Task to complete:
Quote, verbatim, all material below, without pictures.

Extracted records
+++

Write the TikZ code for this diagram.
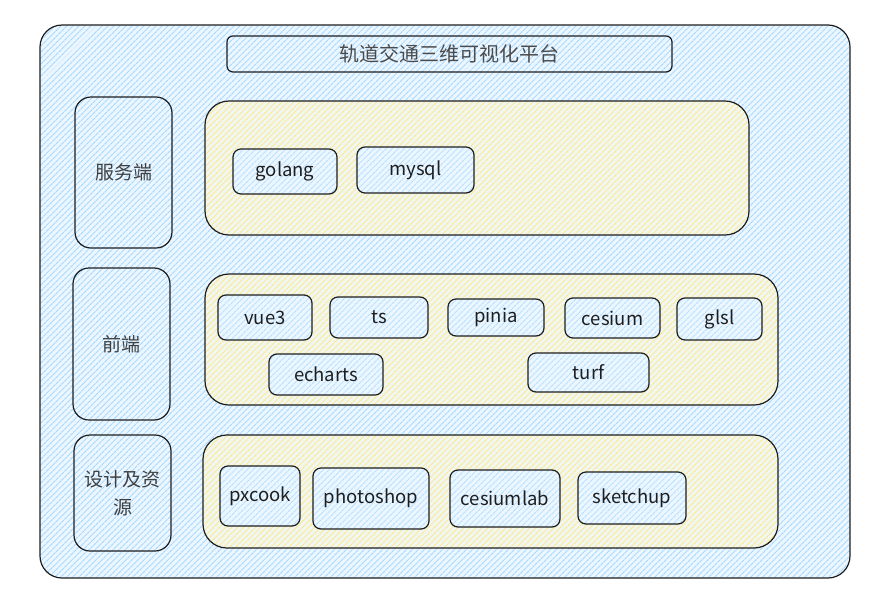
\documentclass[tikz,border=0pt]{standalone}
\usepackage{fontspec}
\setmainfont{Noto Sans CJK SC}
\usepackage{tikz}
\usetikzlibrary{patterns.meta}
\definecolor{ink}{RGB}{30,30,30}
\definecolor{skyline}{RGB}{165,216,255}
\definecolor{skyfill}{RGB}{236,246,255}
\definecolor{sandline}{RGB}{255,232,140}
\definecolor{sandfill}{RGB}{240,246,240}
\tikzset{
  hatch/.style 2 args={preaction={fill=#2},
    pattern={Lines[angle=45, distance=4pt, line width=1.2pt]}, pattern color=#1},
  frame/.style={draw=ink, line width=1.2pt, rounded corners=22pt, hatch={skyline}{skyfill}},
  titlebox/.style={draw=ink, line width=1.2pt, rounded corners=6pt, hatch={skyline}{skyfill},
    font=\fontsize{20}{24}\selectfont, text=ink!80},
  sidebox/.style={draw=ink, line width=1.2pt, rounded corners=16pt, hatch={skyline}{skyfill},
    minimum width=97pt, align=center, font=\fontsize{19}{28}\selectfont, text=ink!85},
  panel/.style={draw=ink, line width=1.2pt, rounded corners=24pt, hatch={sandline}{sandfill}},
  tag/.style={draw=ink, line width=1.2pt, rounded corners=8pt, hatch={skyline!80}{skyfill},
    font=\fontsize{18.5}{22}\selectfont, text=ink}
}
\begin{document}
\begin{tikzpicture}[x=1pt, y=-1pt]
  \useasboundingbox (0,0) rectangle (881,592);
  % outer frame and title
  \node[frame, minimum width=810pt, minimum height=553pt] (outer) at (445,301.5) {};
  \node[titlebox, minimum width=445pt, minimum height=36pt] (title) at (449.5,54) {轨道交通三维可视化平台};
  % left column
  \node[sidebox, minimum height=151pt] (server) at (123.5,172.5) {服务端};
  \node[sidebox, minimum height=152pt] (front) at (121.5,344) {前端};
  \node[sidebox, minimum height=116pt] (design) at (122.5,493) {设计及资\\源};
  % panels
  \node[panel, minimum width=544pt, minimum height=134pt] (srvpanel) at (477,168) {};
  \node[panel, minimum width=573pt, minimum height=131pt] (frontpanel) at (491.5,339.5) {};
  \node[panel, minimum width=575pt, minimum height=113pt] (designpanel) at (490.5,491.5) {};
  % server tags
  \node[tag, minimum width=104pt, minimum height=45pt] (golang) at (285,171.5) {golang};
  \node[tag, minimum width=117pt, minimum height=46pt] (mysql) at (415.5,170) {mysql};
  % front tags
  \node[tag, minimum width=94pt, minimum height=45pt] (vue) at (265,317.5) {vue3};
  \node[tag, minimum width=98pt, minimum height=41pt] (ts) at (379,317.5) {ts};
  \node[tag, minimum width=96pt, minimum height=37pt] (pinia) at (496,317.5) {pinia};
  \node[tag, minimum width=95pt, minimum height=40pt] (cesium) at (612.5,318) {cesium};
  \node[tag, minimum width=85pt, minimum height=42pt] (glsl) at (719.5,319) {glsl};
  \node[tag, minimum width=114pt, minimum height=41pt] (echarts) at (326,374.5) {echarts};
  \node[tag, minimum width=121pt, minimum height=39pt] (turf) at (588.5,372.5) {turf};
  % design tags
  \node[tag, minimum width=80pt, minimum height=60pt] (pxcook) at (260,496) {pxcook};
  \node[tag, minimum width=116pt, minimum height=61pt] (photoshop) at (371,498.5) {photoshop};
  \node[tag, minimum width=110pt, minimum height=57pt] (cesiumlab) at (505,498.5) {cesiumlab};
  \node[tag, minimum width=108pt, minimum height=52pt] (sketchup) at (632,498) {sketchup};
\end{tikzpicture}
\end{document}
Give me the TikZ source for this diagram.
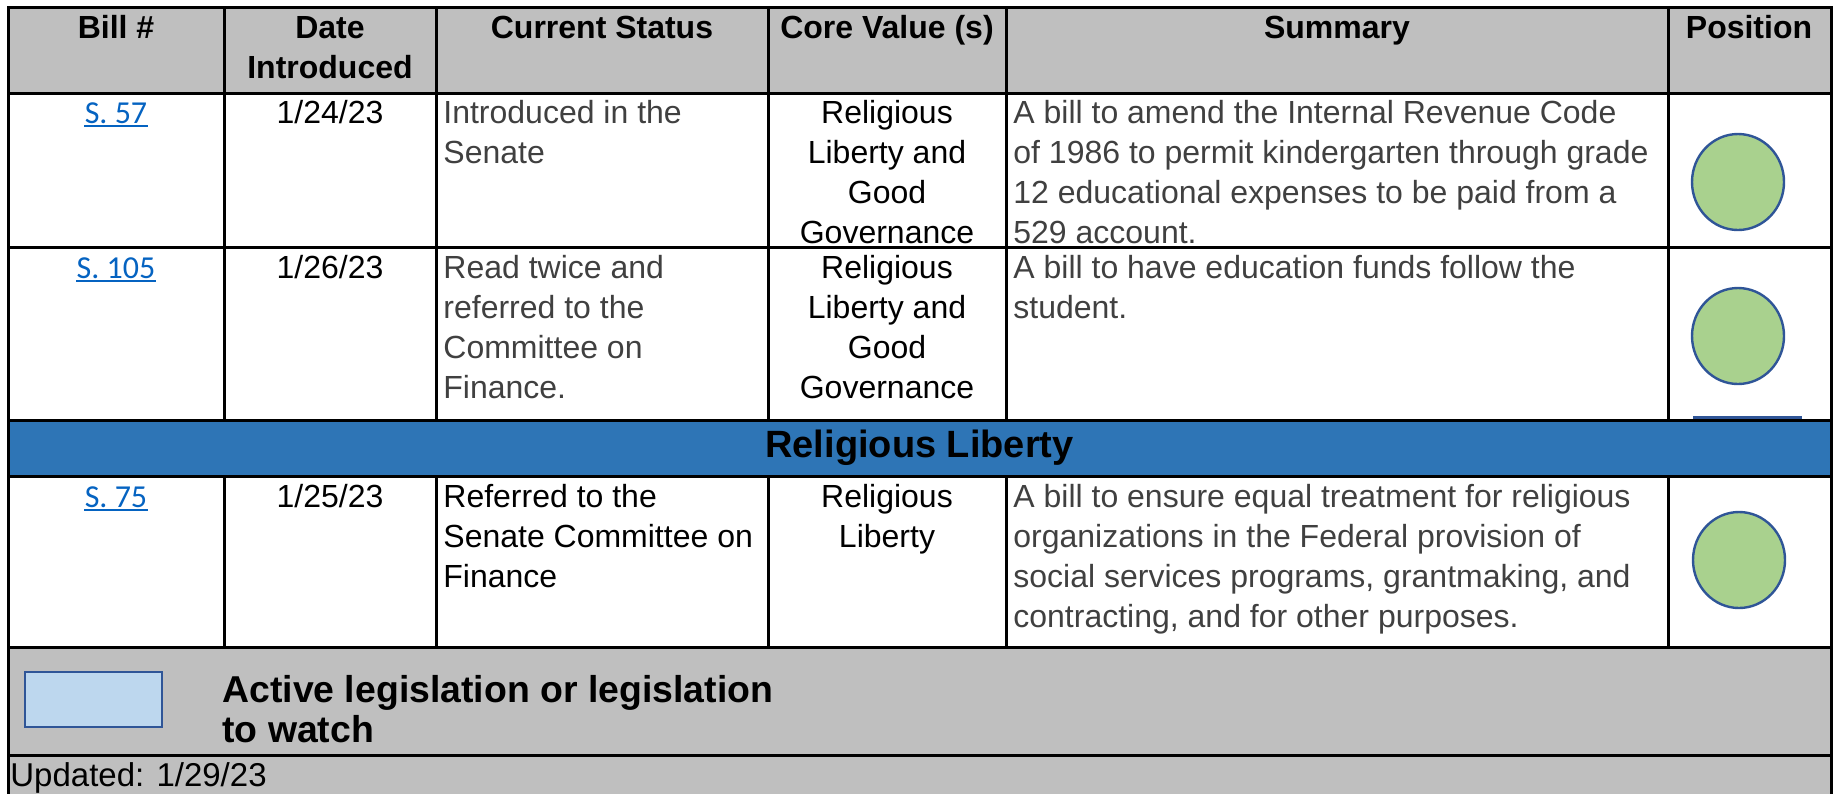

+++

Task solution:
Write the TikZ code for this diagram.
\documentclass[tikz,border=0pt]{standalone}
\usepackage{fontspec}
\setmainfont{Noto Sans CJK SC}
\usepackage{tikz}
\usetikzlibrary{patterns.meta}
\definecolor{ink}{RGB}{30,30,30}
\definecolor{skyline}{RGB}{165,216,255}
\definecolor{skyfill}{RGB}{236,246,255}
\definecolor{sandline}{RGB}{255,232,140}
\definecolor{sandfill}{RGB}{240,246,240}
\tikzset{
  hatch/.style 2 args={preaction={fill=#2},
    pattern={Lines[angle=45, distance=4pt, line width=1.2pt]}, pattern color=#1},
  frame/.style={draw=ink, line width=1.2pt, rounded corners=22pt, hatch={skyline}{skyfill}},
  titlebox/.style={draw=ink, line width=1.2pt, rounded corners=6pt, hatch={skyline}{skyfill},
    font=\fontsize{20}{24}\selectfont, text=ink!80},
  sidebox/.style={draw=ink, line width=1.2pt, rounded corners=16pt, hatch={skyline}{skyfill},
    minimum width=97pt, align=center, font=\fontsize{19}{28}\selectfont, text=ink!85},
  panel/.style={draw=ink, line width=1.2pt, rounded corners=24pt, hatch={sandline}{sandfill}},
  tag/.style={draw=ink, line width=1.2pt, rounded corners=8pt, hatch={skyline!80}{skyfill},
    font=\fontsize{18.5}{22}\selectfont, text=ink}
}
\begin{document}
\begin{tikzpicture}[x=1pt, y=-1pt]
  \useasboundingbox (0,0) rectangle (881,592);
  % outer frame and title
  \node[frame, minimum width=810pt, minimum height=553pt] (outer) at (445,301.5) {};
  \node[titlebox, minimum width=445pt, minimum height=36pt] (title) at (449.5,54) {轨道交通三维可视化平台};
  % left column
  \node[sidebox, minimum height=151pt] (server) at (123.5,172.5) {服务端};
  \node[sidebox, minimum height=152pt] (front) at (121.5,344) {前端};
  \node[sidebox, minimum height=116pt] (design) at (122.5,493) {设计及资\\源};
  % panels
  \node[panel, minimum width=544pt, minimum height=134pt] (srvpanel) at (477,168) {};
  \node[panel, minimum width=573pt, minimum height=131pt] (frontpanel) at (491.5,339.5) {};
  \node[panel, minimum width=575pt, minimum height=113pt] (designpanel) at (490.5,491.5) {};
  % server tags
  \node[tag, minimum width=104pt, minimum height=45pt] (golang) at (285,171.5) {golang};
  \node[tag, minimum width=117pt, minimum height=46pt] (mysql) at (415.5,170) {mysql};
  % front tags
  \node[tag, minimum width=94pt, minimum height=45pt] (vue) at (265,317.5) {vue3};
  \node[tag, minimum width=98pt, minimum height=41pt] (ts) at (379,317.5) {ts};
  \node[tag, minimum width=96pt, minimum height=37pt] (pinia) at (496,317.5) {pinia};
  \node[tag, minimum width=95pt, minimum height=40pt] (cesium) at (612.5,318) {cesium};
  \node[tag, minimum width=85pt, minimum height=42pt] (glsl) at (719.5,319) {glsl};
  \node[tag, minimum width=114pt, minimum height=41pt] (echarts) at (326,374.5) {echarts};
  \node[tag, minimum width=121pt, minimum height=39pt] (turf) at (588.5,372.5) {turf};
  % design tags
  \node[tag, minimum width=80pt, minimum height=60pt] (pxcook) at (260,496) {pxcook};
  \node[tag, minimum width=116pt, minimum height=61pt] (photoshop) at (371,498.5) {photoshop};
  \node[tag, minimum width=110pt, minimum height=57pt] (cesiumlab) at (505,498.5) {cesiumlab};
  \node[tag, minimum width=108pt, minimum height=52pt] (sketchup) at (632,498) {sketchup};
\end{tikzpicture}
\end{document}
Give me the TikZ source for this diagram.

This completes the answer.